At Pierre Curie’s death in 1906 she faced increasing difficulties but was able to manage the care and education of two young daughters (Irène was 9 and Eve not quite 2 years old when Pierre died) while keeping her scientific research uninterrupted until her death in 1934.
During World War I she established several hundreds of radiology stations to facilitate the examination of the wounded and tirelessly trained assistants in using X-ray machines. The end of the war brought her great joy with the "deserved resurrection" of Poland, her native country, after a century of oppression. Her most ardent desire, the creation of a radium institute in Warsaw, was fulfilled in 1932 with the inauguration of the 'Marie Curie-Sklodowska Radium Institute'.
In 1921, upon the generous initiative of Mrs. W. B. Meloney (also known as Marie Mattingly Meloney) the women of America collected a fund, 'the Marie Curie Radium Fund', for the gift of a gram of radium for Marie to continue her research (a gram of radium was worth about $70,000 at the time due to production cost). She was invited to America to receive the radium from President Harding (he offered Marie Curie the golden key opening the casket containing the radium) and during her visit conquered the heart of millions of Americans. She went back to France "with a feeling of gratitude for the precious gift of the American women, and with a feeling of affection for their great country tied with ours by a mutual sympathy which gives confidence in a peaceful future for humanity". She returned to America a second time in 1929 to receive a second gram of radium, this time to help build the Radium Institute in Warsaw.

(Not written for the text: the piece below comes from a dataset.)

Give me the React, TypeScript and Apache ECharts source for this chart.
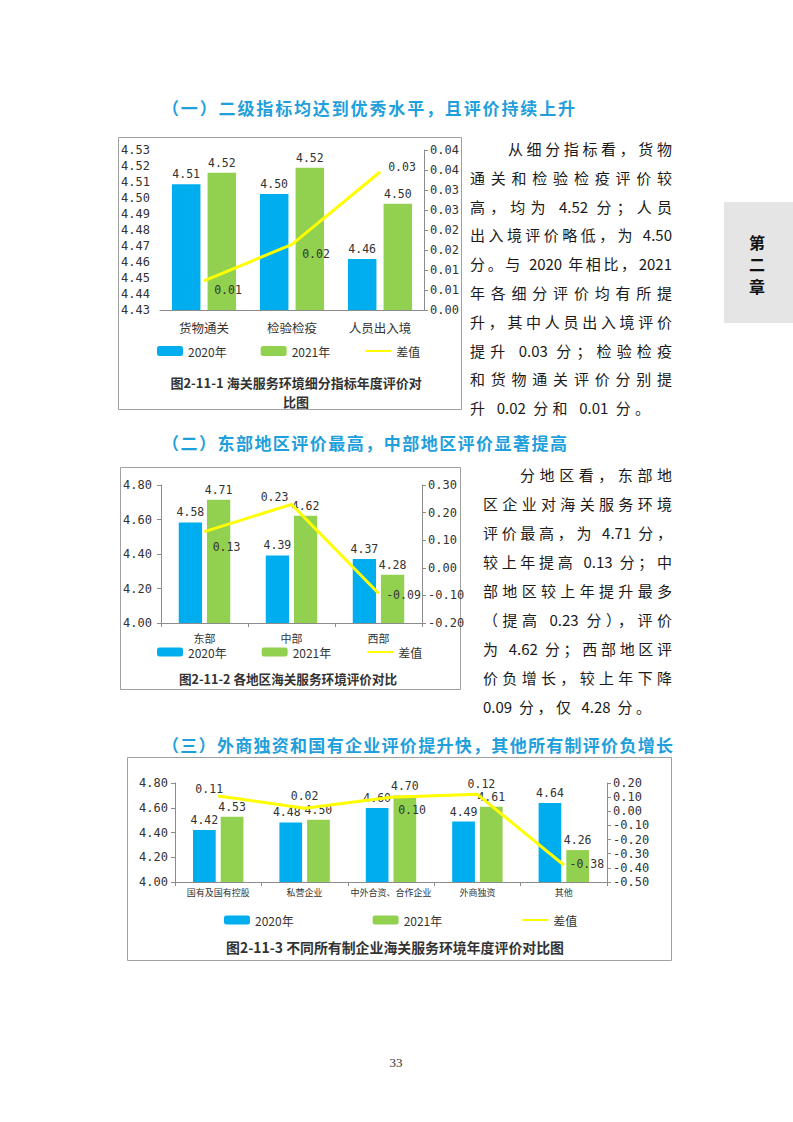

Pierre and Marie Curie voluntarily did not patent the process they used to prepare radium. Their friends justly argued that, would they have guaranteed their rights, they could have secured the financial means for their research without facing the constant difficulties which were a handicap to both of them during their lifetime. However she wrote: "Humanity … needs dreamers, for whom the unselfish following of a purpose is so imperative that it becomes impossible for them to devote much attention to their own material benefit".
Madame Pierre Curie, Professor at La Sorbonne, Nobel Prize in Physics and Nobel Prize in Chemistry died at Sancellemoz, Haute-Savoie, France at the age of 67. The hands that had accomplished so much work were callous and deeply burnt by radium. She was among those who believe that "science has great beauty" and "a scientist in his laboratory is not only a technician: he is also a child placed before natural phenomena which impress him like a fairy tale".
In the cemetery at Sceaux where she was buried, a new epitaph was added to the family tomb 'Marie Curie-Sklodowska, 1867-1934'. In 1995 Pierre and Marie Curie's remains were laid to rest under the dome of the Pantheon in Paris where many of France’s national heroes are buried, with great pomp and ceremony. This was quite unfortunate, as it was disrespectful of their mind and spiritual legacy.